5. In addition, the Clerk of Court is directed to complete ONE summons form and ONE USM-285 form for Defendant Jevon Woods using the address “MAGIS Residential Services, 233 S. 13th St. Suite 1100, Lincoln, NE 68508” and forward them together with a copy of the Amended Complaint (Filing 15) and a copy of this Memorandum and Order to the Marshals Service. The Marshals Service shall serve Defendant Jevon Woods, personally in his individual capacity, at “ MAGIS Residential Services, 233 S. 13th St.

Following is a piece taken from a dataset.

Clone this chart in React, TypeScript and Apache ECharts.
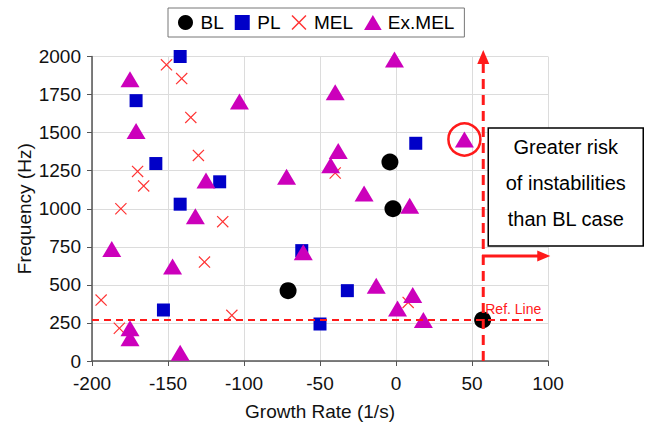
import React, { useEffect, useRef } from 'react';
import * as echarts from 'echarts';

// Data: [growth rate (1/s), frequency (Hz)]
const blPoints: number[][] = [[-71, 462], [-4, 1307], [-2, 1000], [57, 270]];
const plPoints: number[][] = [
  [-142, 2000], [-171, 1710], [-158, 1297], [-116, 1177], [-142, 1030],
  [-153, 335], [-62, 725], [-32, 462], [-50, 243], [13, 1430],
];
const melPoints: number[][] = [
  [-151, 1945], [-141, 1855], [-135, 1600], [-130, 1350], [-170, 1245],
  [-166, 1150], [-181, 1000], [-114, 915], [-126, 650], [-194, 400],
  [-108, 300], [-182, 215], [-40, 1235], [8, 385],
];
const exMelPoints: number[][] = [
  [-175, 1850], [-103, 1705], [-171, 1510], [-125, 1185], [-132, 950],
  [-187, 735], [-147, 620], [-175, 215], [-175, 150], [-142, 55],
  [-1, 1980], [-40, 1765], [-38, 1380], [-43, 1285], [-72, 1210],
  [-21, 1100], [9, 1020], [-61, 715], [-13, 495], [11, 433],
  [1, 345], [18, 270], [45, 1455],
];
const seriesNames = ['BL', 'PL', 'MEL', 'Ex.MEL'];
const xRange = { min: -200, max: 100, interval: 50 };
const yRange = { min: 0, max: 2000, interval: 250 };
const refLineY = 270;
const refLineX = 57.4;
const highlighted = [45, 1455];
const boxLines = ['Greater risk', 'of instabilities', 'than BL case'];

const FONT = '"Liberation Sans", Arial, sans-serif';
const RED = '#FF1A1A';
const CROSS = 'path://M0,7L7,0L50,43L93,0L100,7L57,50L100,93L93,100L50,57L7,100L0,93L43,50Z';
const SQUARE = 'path://M0,0H10V10H0Z';
const TRI = 'path://M10,0L20,17L0,17Z';

export default function App() {
  const ref = useRef<HTMLDivElement>(null);
  useEffect(() => {
    if (!ref.current) return;
    const chart = echarts.init(ref.current, undefined, { renderer: 'svg' });
    const axisCommon = {
      axisLine: { show: true, onZero: false, lineStyle: { color: '#555', width: 1.5 } },
      axisTick: { show: true, inside: false, length: 5, lineStyle: { color: '#555' } },
      splitLine: { show: true, lineStyle: { color: '#dcdcdc', width: 1 } },
      nameTextStyle: { fontSize: 19, color: '#111', fontFamily: FONT },
      nameMoveOverlap: false,
    };
    const plain = (v: number) => String(v);
    chart.setOption({
      animation: false,
      backgroundColor: '#fff',
      textStyle: { fontFamily: FONT },
      grid: { left: 92, right: 104, top: 56.5, bottom: 63, containLabel: false },
      legend: {
        left: 168,
        top: 8,
        orient: 'horizontal',
        padding: [5, 10],
        itemWidth: 20,
        itemHeight: 15,
        itemGap: 11,
        borderColor: '#777',
        borderWidth: 1,
        textStyle: { fontSize: 19, color: '#000', fontFamily: FONT },
        data: [
          { name: 'BL', icon: 'circle' },
          { name: 'PL', icon: SQUARE },
          { name: 'MEL', icon: CROSS },
          { name: 'Ex.MEL', icon: TRI },
        ],
      },
      xAxis: {
        type: 'value',
        ...xRange,
        name: 'Growth Rate (1/s)',
        nameLocation: 'middle',
        nameGap: 41,
        ...axisCommon,
        axisLabel: { fontSize: 19, color: '#111', margin: 13, fontFamily: FONT, formatter: plain },
      },
      yAxis: {
        type: 'value',
        ...yRange,
        name: 'Frequency (Hz)',
        nameLocation: 'middle',
        nameGap: 58,
        ...axisCommon,
        axisLabel: { fontSize: 19, color: '#111', margin: 11, fontFamily: FONT, formatter: plain },
      },
      series: [
        {
          name: seriesNames[0],
          type: 'scatter',
          data: blPoints,
          symbol: 'circle',
          symbolSize: 17,
          itemStyle: { color: '#000', opacity: 1 },
          z: 3,
          markLine: {
            silent: true,
            symbol: ['none', 'none'],
            label: { show: false },
            lineStyle: { color: RED, type: [7, 5], width: 2 },
            data: [{ yAxis: refLineY }],
          },
        },
        {
          name: seriesNames[1],
          type: 'scatter',
          data: plPoints,
          symbol: 'rect',
          symbolSize: 13,
          itemStyle: { color: '#0000C8', opacity: 1 },
        },
        {
          name: seriesNames[2],
          type: 'scatter',
          data: melPoints,
          symbol: CROSS,
          symbolSize: 12,
          itemStyle: { color: '#FF3333', opacity: 1 },
        },
        {
          name: seriesNames[3],
          type: 'scatter',
          data: exMelPoints,
          symbol: 'triangle',
          symbolSize: [19, 16],
          itemStyle: { color: '#CC00BB', opacity: 1 },
        },
      ],
    });

    const p = (x: number, y: number) => chart.convertToPixel({ gridIndex: 0 }, [x, y]) as number[];
    const [vx, vBottom] = p(refLineX, 0);
    const [, vTop] = p(refLineX, 2042);
    const [, refPy] = p(refLineX, refLineY);
    const [hx1, hy] = p(56.6, 690);
    const [hx2] = p(101.5, 690);
    const [cx, cy] = p(highlighted[0], highlighted[1]);
    const boxLeft = vx + 5;
    const boxTop = 128;
    const boxW = 155;
    const boxH = 118;

    chart.setOption({
      graphic: [
        {
          type: 'line', z: 100, silent: true,
          shape: { x1: vx, y1: vBottom, x2: vx, y2: vTop + 12 },
          style: { stroke: RED, lineWidth: 3, lineDash: [10, 6] },
        },
        {
          type: 'polygon', z: 100, silent: true,
          shape: { points: [[vx - 6, vTop + 14], [vx + 6, vTop + 14], [vx, vTop]] },
          style: { fill: RED },
        },
        {
          type: 'line', z: 100, silent: true,
          shape: { x1: hx1, y1: hy, x2: hx2 - 10, y2: hy },
          style: { stroke: RED, lineWidth: 3 },
        },
        {
          type: 'polygon', z: 100, silent: true,
          shape: { points: [[hx2 - 13, hy - 5.5], [hx2 - 13, hy + 5.5], [hx2, hy]] },
          style: { fill: RED },
        },
        {
          type: 'circle', z: 100, silent: true,
          shape: { cx, cy, r: 16 },
          style: { fill: 'none', stroke: RED, lineWidth: 2.5 },
        },
        {
          type: 'rect', z: 100, silent: true,
          shape: { x: boxLeft, y: boxTop, width: boxW, height: boxH },
          style: { fill: '#fff', stroke: '#000', lineWidth: 1.5 },
        },
        ...boxLines.map((t, i) => ({
          type: 'text', z: 101, silent: true,
          x: boxLeft + boxW / 2,
          y: boxTop + 19 + i * 36,
          style: {
            text: t, fill: '#000', font: `20px ${FONT}`,
            align: 'center', verticalAlign: 'middle',
          },
        })),
        {
          type: 'text', z: 101, silent: true,
          x: vx + 2,
          y: refPy - 11,
          style: {
            text: 'Ref. Line', fill: RED, font: `14px ${FONT}`,
            align: 'left', verticalAlign: 'middle',
          },
        },
      ],
    });

    return () => chart.dispose();
  }, []);
  return (
    <div
      ref={ref}
      style={{ position: 'fixed', left: 0, top: 0, width: 652, height: 426, background: '#fff' }}
    />
  );
}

Suite 1100, Lincoln, NE 68508. ” Service may also be accomplished by using any of the following methods: residence, certified mail, or designated delivery service. See Federal Rule of Civil Procedure 4(e); Neb. Rev. Stat. § 25-508.01.
6. If the Marshals Service is unable to achieve service of process on Defendant Jevon Woods pursuant to paragraphs (4) or (5) above, the Marshals Service shall obtain Jevon Woods' personal address and deliver the summons form, the USM-285 form, the Amended Complaint (Filing 15), and this Memorandum and Order to Woods, personally and in his individual capacity, at such address. Service may also be accomplished by using any of the following methods: residence, certified mail, or designated delivery service. See Federal Rule of Civil Procedure 4(e); Neb. Rev. Stat. § 25-508.01.
7. The United States Marshal shall serve all process in this case without prepayment of fees from Plaintiff.
8. Federal Rule of Civil Procedure 4(m) requires service of the complaint on a defendant within 90 days of filing the complaint. However, Plaintiff is granted, on the court's own motion, an extension of time until 90 days from the date of this order to complete service of process. The Clerk of Court shall set a case-management deadline accordingly.